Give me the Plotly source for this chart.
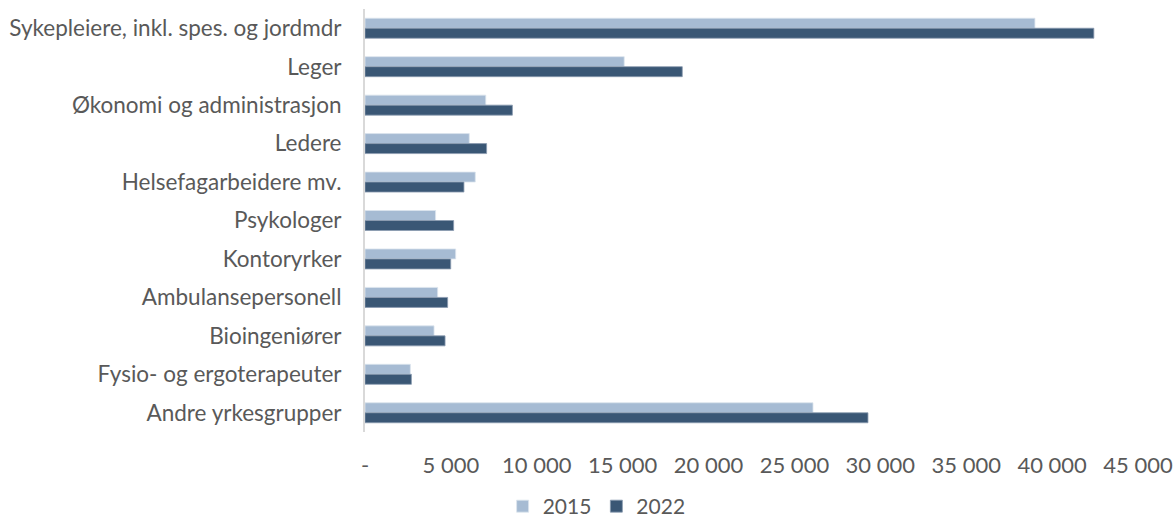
import plotly.graph_objects as go

categories = ["Sykepleiere, inkl. spes. og jordmdr", "Leger", "Økonomi og administrasjon", "Ledere",
              "Helsefagarbeidere mv.", "Psykologer", "Kontoryrker", "Ambulansepersonell",
              "Bioingeniører", "Fysio- og ergoterapeuter", "Andre yrkesgrupper"]
v2015 = [39000, 15090, 7030, 6070, 6420, 4110, 5280, 4230, 4020, 2640, 26080]
v2022 = [42430, 18470, 8580, 7080, 5760, 5160, 4990, 4810, 4660, 2700, 29280]
tick_vals = [0, 5000, 10000, 15000, 20000, 25000, 30000, 35000, 40000, 45000]
tick_text = ["-", "5 000", "10 000", "15 000", "20 000", "25 000", "30 000", "35 000", "40 000", "45 000"]

FONT = "Lato"
TXT = "#595959"

fig = go.Figure()
fig.add_trace(go.Bar(y=categories, x=v2015, orientation="h", name="2015",
                     marker=dict(color="#A6BBD3", line=dict(color="#DCE4EE", width=0.8))))
fig.add_trace(go.Bar(y=categories, x=v2022, orientation="h", name="2022",
                     marker=dict(color="#3A5775", line=dict(color="#8A9BB0", width=0.8))))

fig.update_layout(
    width=1173, height=527,
    margin=dict(l=365, r=35, t=9, b=95, autoexpand=False),
    paper_bgcolor="white", plot_bgcolor="white",
    barmode="group", bargap=0.48, bargroupgap=0,
    font=dict(family=FONT, size=22, color=TXT),
    showlegend=True,
    legend=dict(orientation="h", xref="container", x=0.4285, xanchor="left",
                yref="container", y=-0.02, yanchor="bottom", borderwidth=0,
                font=dict(family=FONT, size=21, color=TXT), traceorder="normal",
                itemwidth=30, tracegroupgap=0),
    xaxis=dict(range=[0, 45000], tickvals=tick_vals, ticktext=tick_text, showgrid=False,
               zeroline=False, showline=False, ticks="", ticklabelstandoff=18,
               tickfont=dict(family=FONT, size=22, color=TXT), fixedrange=True, automargin=False),
    yaxis=dict(autorange="reversed", showgrid=False, zeroline=False, showline=True,
               linecolor="#D9D9D9", linewidth=2, ticks="", ticklabelstandoff=17,
               tickfont=dict(family=FONT, size=22.5, color=TXT), automargin=False),
)

fig.write_html("out.html")
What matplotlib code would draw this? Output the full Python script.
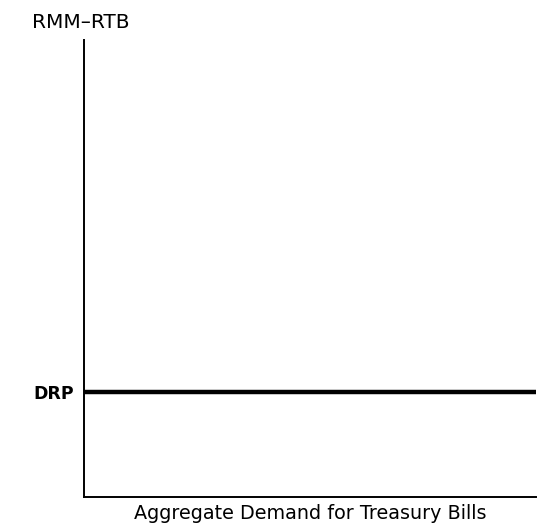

Exercise description
Filter lines by "this" and return each hit.

Answer for the task
Give me the Plotly source for this chart.
What matplotlib code would draw this? Output the full Python script.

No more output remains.